Addressing Broadwater directly, she added: “I am sorry most of all for the fact that the life you could have led was unjustly robbed from you, and I know that no apology can change what happened to you and never will.”
Broadwater responded with a statement several hours later saying he was “relieved that [Sebold] has apologized.”
“It must have taken a lot of courage for her to do that,” he said. “It’s still painful to me because I was wrongfully convicted, but this will help me in my process to come to peace with what happened.”
Sebold told police she was violently assaulted in a park in Syracuse, New York in 1991. She identified Broadwater, a Syracuse native, as her assailant five months later, after passing him on the street. Asked to pick him out of a police lineup, however, Sebold failed to do so.
Nevertheless, the case against Broadwater continued to trial, hinging largely on Sebold’s courtroom identification of him as her assailant and a now-discredited science known as microscopic hair analysis. Broadwater was convicted of six charges, including first-degree rape, and sentenced to up to 25 years in prison.
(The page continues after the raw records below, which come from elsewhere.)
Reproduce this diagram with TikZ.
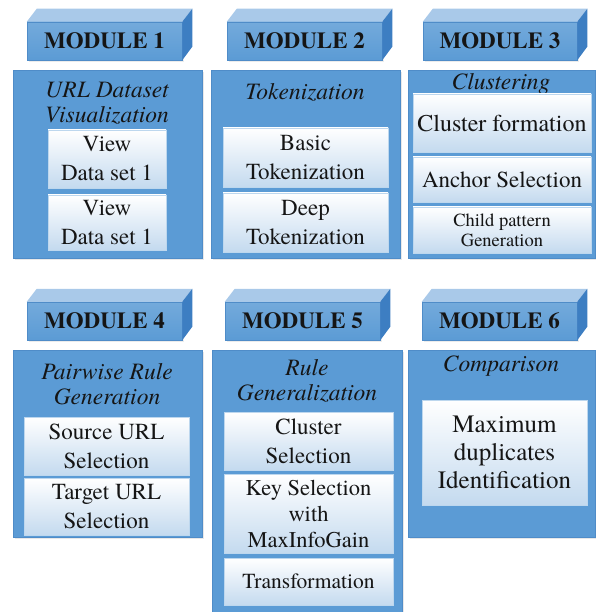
\documentclass[tikz,border=0pt]{standalone}
\usepackage{fontspec}
\setmainfont{texgyretermes}[Extension=.otf, UprightFont=*-regular, BoldFont=*-bold, ItalicFont=*-italic, BoldItalicFont=*-bolditalic]
\usetikzlibrary{shadows}
\definecolor{mblue}{HTML}{5B9BD5}
\definecolor{bdr}{HTML}{4F8CC8}
\definecolor{topc}{HTML}{A9C9E9}
\definecolor{sidec}{HTML}{3D7EC2}
\definecolor{ibot}{HTML}{C4DAEF}
\definecolor{txt}{HTML}{151515}
\newcommand\hfont{\fontsize{23}{28}\selectfont\bfseries}
\newcommand\tfont{\fontsize{23.5}{25}\selectfont\itshape}
\newcommand\ifont{\fontsize{23}{29}\selectfont}
\newcommand\mybox[7]{%
  \pgfmathsetmacro\mbCX{(#2+#4)/2}\pgfmathsetmacro\mbCY{(#3+#5)/2}%
  \pgfmathsetmacro\mbW{#4-#2}\pgfmathsetmacro\mbH{#5-#3}%
  \node[#6, minimum width=\mbW pt, minimum height=\mbH pt, inner sep=0pt] (#1) at (\mbCX,\mbCY) {#7};}
\newcommand\mycube[1]{%
  \fill[topc] (#1.north west) -- ++(10,-13) -- ([shift={(10,-13)}]#1.north east) -- (#1.north east) -- cycle;
  \fill[sidec] (#1.north east) -- ++(10,-13) -- ++(0,38) -- (#1.south east) -- cycle;}
\tikzset{
  body/.style={draw=bdr, fill=mblue, line width=0.6pt, drop shadow={shadow xshift=1.5pt, shadow yshift=-2pt, opacity=0.18}},
  hdr/.style={draw=bdr, top color=mblue!85!white, bottom color=mblue, line width=0.5pt, font=\hfont, text=txt, drop shadow={shadow xshift=1.5pt, shadow yshift=-2pt, opacity=0.15}},
  inner/.style={draw=white!60!mblue, top color=white, bottom color=ibot, line width=0.5pt, align=center, font=\ifont, text=txt},
  ttl/.style={align=center, font=\tfont, text=txt, inner sep=0pt}
}
\begin{document}
\begin{tikzpicture}[x=1pt,y=-1pt]
\useasboundingbox (0,0) rectangle (595,612);
% ---------- Module 1
\mybox{h1}{27}{22}{182}{60}{hdr}{MODULE 1}
\mycube{h1}
\mybox{b1}{13}{70}{202}{258}{body}{}
\node[ttl] (t1) at (107,103) {URL Dataset\\Visualization};
\mybox{i11}{48}{130}{166}{188}{inner}{View\\Data set 1}
\mybox{i12}{48}{195}{166}{250}{inner}{View\\Data set 1}
% ---------- Module 2
\mybox{h2}{227}{22}{382}{60}{hdr}{MODULE 2}
\mycube{h2}
\mybox{b2}{211}{70}{400}{258}{body}{}
\node[ttl] (t2) at (305,92) {Tokenization};
\mybox{i21}{223}{128}{388}{187}{inner}{Basic\\Tokenization}
\mybox{i22}{223}{193}{388}{252}{inner}{Deep\\Tokenization}
% ---------- Module 3
\mybox{h3}{423}{22}{577}{60}{hdr}{MODULE 3}
\mycube{h3}
\mybox{b3}{408}{70}{595}{258}{body}{}
\node[ttl] (t3) at (501,84) {Clustering};
\mybox{i31}{413}{94}{591}{152}{inner,font=\fontsize{24}{29}\selectfont}{Cluster formation}
\mybox{i32}{413}{157}{591}{202}{inner}{Anchor Selection}
\mybox{i33}{413}{207}{591}{253}{inner,font=\fontsize{18.5}{20}\selectfont}{Child pattern\\Generation}
% ---------- Module 4
\mybox{h4}{27}{302}{182}{340}{hdr}{MODULE 4}
\mycube{h4}
\mybox{b4}{13}{350}{202}{537}{body}{}
\node[ttl] (t4) at (107,384) {Pairwise Rule\\Generation};
\mybox{i41}{24}{417}{189}{475}{inner}{Source URL\\Selection}
\mybox{i42}{24}{478}{189}{535}{inner}{Target URL\\Selection}
% ---------- Module 5
\mybox{h5}{225}{302}{380}{340}{hdr}{MODULE 5}
\mycube{h5}
\mybox{b5}{212}{350}{402}{612}{body}{}
\node[ttl] (t5) at (307,381) {Rule\\Generalization};
\mybox{i51}{224}{412}{393}{470}{inner}{Cluster\\Selection}
\mybox{i52}{224}{474}{393}{553}{inner,font=\fontsize{22.5}{26}\selectfont}{Key Selection\\with\\MaxInfoGain}
\mybox{i53}{224}{558}{393}{605}{inner,font=\fontsize{21.5}{26}\selectfont}{Transformation}
% ---------- Module 6
\mybox{h6}{422}{302}{577}{340}{hdr}{MODULE 6}
\mycube{h6}
\mybox{b6}{408}{350}{595}{537}{body}{}
\node[ttl] (t6) at (501,366) {Comparison};
\mybox{i61}{422}{400}{587}{505}{inner,font=\fontsize{25}{28}\selectfont}{Maximum\\duplicates\\Identification}
\end{tikzpicture}
\end{document}
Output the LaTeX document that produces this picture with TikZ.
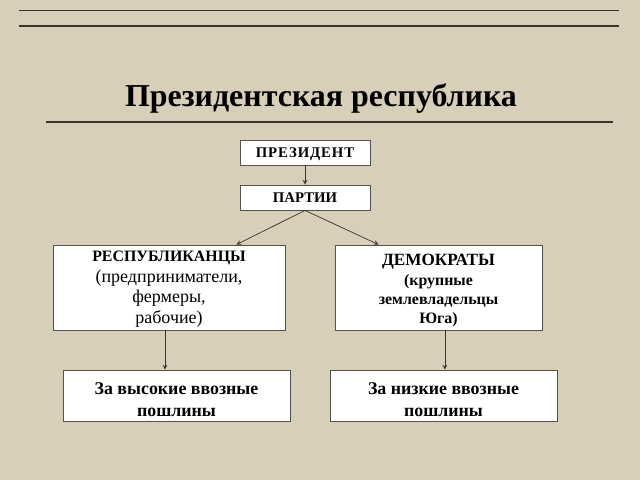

He was released in 1998. Sebold’s memoir about the attack—in which she changed the assailant’s name but described the assault and trial process in detail—was published in 1999.
It was during production for a film adaptation of Sebold’s memoir last year that a producer noticed what he called discrepancies between her version of events and the criminal case file. The producer, Timothy Mucciante, hired a private investigator to look into the case, and soon became convinced of Broadwater’s innocence. (The film project has since been abandoned, according to Variety.)
By last week, both Broadwater’s defense attorneys and the office of the district attorney that originally prosecuted him believed his conviction was unjust, too. A state judge agreed, overturning his conviction and removing him from the state sex offender registry.
Broadwater—whose father died while he was in prison, and who said he had refrained from having children of his own because of the stigma around incarceration—broke down in tears when the judge announced his ruling.
“I just hope and pray that maybe Ms. Sebold will come forward and say, ‘Hey, I made a grave mistake,’ and give me an apology,” he told The New York Times earlier this week.
“I sympathize with her,” he added. “But she was wrong.”